FOR FURTHER INFORMATION CONTACT
AUSA VICKIE E. LEDUC or
MARCIA MURPHY at 410-209-4885
JUNE , 2007
FOR IMMEDIATE RELEASE
FREDERICK MAN INDICTED IN MARRIAGE FRAUD SCHEME
Married Nine Immigrant Women So They Could Become
Lawful Permanent Residents
Baltimore, Maryland - A federal grand jury returned a superseding indictment today charging James Adjei Kyem, age 52, of Frederick, Maryland in a marriage fraud scheme in which Kyem, for a fee, married immigrants and later filed immigration applications so they could become lawful permanent residents, announced United States Attorney for the District of Maryland Rod J. Rosenstein.

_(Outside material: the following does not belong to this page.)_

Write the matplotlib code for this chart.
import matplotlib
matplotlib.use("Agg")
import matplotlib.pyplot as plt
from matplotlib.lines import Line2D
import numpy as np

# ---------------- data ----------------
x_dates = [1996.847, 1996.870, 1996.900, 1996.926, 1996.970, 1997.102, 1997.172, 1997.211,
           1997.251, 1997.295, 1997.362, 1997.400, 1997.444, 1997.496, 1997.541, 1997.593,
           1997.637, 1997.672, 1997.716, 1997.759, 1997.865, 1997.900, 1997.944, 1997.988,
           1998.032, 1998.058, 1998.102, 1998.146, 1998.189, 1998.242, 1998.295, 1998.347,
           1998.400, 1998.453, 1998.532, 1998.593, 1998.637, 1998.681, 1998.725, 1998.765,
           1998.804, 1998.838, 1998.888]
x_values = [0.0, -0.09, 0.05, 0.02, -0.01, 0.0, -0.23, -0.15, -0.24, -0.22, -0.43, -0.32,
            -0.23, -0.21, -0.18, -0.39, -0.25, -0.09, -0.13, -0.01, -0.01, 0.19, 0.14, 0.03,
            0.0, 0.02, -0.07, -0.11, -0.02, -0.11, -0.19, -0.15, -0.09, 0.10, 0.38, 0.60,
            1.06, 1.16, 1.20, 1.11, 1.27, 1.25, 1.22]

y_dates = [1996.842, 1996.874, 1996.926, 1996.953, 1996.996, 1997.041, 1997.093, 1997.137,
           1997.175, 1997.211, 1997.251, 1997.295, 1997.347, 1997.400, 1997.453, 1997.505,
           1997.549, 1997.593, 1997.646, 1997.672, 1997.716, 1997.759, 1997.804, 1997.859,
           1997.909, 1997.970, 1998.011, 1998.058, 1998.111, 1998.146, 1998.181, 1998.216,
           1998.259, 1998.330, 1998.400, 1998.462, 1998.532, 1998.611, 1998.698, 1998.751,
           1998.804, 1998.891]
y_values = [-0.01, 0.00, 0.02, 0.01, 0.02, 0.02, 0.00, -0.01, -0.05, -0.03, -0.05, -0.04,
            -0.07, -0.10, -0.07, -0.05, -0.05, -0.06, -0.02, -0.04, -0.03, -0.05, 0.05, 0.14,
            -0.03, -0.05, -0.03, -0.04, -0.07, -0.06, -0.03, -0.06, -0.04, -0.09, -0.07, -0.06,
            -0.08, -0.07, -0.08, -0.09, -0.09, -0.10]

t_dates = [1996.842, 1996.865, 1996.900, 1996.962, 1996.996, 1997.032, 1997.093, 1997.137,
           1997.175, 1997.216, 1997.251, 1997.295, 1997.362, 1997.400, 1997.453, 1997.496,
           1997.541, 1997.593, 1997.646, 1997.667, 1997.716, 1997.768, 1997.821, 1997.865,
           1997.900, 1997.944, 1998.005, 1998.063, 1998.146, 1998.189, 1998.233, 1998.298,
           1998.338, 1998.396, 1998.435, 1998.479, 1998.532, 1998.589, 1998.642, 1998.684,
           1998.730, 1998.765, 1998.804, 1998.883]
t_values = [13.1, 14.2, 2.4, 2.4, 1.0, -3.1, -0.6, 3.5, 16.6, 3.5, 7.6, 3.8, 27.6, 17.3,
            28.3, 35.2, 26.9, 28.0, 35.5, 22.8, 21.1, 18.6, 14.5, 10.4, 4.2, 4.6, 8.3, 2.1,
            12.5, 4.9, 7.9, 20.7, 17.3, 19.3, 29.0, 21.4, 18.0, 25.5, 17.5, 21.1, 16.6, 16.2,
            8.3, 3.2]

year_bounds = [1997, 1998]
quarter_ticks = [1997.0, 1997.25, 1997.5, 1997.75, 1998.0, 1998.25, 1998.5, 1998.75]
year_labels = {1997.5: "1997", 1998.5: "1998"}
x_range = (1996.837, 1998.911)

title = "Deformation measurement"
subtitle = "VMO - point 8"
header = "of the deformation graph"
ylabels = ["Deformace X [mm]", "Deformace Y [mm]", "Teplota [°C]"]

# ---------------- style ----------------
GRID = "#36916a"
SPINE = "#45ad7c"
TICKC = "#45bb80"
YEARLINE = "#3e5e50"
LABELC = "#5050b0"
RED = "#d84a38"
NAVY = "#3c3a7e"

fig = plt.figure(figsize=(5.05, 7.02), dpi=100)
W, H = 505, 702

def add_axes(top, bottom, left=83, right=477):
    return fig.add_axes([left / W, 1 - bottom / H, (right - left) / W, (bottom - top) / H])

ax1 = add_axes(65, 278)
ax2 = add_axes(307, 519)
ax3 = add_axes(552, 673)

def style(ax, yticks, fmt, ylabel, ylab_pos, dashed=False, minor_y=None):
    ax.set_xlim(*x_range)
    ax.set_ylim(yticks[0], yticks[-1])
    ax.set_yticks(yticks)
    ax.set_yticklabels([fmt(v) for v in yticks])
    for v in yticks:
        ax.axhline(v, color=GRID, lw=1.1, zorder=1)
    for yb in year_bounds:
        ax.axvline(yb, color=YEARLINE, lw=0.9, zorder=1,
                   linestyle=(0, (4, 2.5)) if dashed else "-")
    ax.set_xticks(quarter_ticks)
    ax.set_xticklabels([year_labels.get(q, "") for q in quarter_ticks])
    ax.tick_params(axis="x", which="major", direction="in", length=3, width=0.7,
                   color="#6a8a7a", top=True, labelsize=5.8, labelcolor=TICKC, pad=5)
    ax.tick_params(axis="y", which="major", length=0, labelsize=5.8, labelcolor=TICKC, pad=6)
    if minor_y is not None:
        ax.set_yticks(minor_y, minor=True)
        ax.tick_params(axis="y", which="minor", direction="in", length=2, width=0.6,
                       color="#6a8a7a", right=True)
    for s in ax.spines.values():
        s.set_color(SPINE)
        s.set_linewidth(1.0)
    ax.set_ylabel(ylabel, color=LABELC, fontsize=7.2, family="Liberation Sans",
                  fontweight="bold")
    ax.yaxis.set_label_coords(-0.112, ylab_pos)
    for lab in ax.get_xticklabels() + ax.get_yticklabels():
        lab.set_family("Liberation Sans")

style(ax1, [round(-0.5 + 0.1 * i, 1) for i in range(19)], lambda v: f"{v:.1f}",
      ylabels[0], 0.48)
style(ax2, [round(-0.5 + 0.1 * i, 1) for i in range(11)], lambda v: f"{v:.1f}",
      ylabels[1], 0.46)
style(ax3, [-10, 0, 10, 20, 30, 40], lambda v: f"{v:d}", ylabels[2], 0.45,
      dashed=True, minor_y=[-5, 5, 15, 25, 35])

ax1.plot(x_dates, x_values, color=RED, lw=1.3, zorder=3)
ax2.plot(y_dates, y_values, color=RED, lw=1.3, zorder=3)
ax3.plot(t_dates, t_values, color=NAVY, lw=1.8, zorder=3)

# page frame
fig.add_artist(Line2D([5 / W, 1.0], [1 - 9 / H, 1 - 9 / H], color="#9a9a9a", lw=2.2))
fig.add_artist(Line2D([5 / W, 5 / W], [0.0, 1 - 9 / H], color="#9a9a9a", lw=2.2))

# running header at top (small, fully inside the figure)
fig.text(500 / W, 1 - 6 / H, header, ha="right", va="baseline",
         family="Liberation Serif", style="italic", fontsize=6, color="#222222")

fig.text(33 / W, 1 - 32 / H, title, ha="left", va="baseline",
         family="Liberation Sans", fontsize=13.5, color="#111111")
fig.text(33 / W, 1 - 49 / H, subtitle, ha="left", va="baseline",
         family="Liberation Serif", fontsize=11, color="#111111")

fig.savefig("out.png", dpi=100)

According to the eight-count superseding indictment, Kyem is a naturalized U.S. citizen, having obtained his citizenship through his marriage in 1984 to a female described by the initials “TAO” who was a naturalized U.S. citizen in New York City. From 1996 through April 2007, Kyem lived, or claimed in official government documents, to live at 23 different addresses in Maryland, New York, Massachusetts, New Jersey and Virginia. During this time, Kyem allegedly married nine different immigrant women, the first one while he was still married to “TAO”, whom he divorced in 1997. In each case, shortly after the marriage Kyem would file forms to change the woman’s immigration status to lawful permanent resident. In filing the forms, Kyem falsely stated his address, marital status and that he did not gain permanent resident status through marriage to a U.S. citizen. Kyem charged the immigrant women money to enter into the sham marriages, so that they could become lawful permanent residents. Kyem also filed an alien “fiancee” petition for another woman in December 2006.
Kyem was originally indicted on May 21, 2007 on one count of perjury.
Kyem faces a maximum sentence of 20 years in prison for each of four counts of mail fraud; 5 years in prison for marriage fraud; 10 years in prison for each of two counts of perjury; and 10 years in prison for passport fraud.
An indictment is not a finding of guilt. An individual charged by indictment is presumed innocent unless and until proven guilty at some later criminal proceedings.
United States Attorney Rod J. Rosenstein praised U.S. Immigration and Customs Enforcement, U.S. Postal Inspection Service and the Department of State, Bureau of Diplomatic Security for their investigative work. Mr. Rosenstein thanked Assistant U.S. Attorneys Sandra Wilkinson and Solette Magnelli, who are prosecuting the case.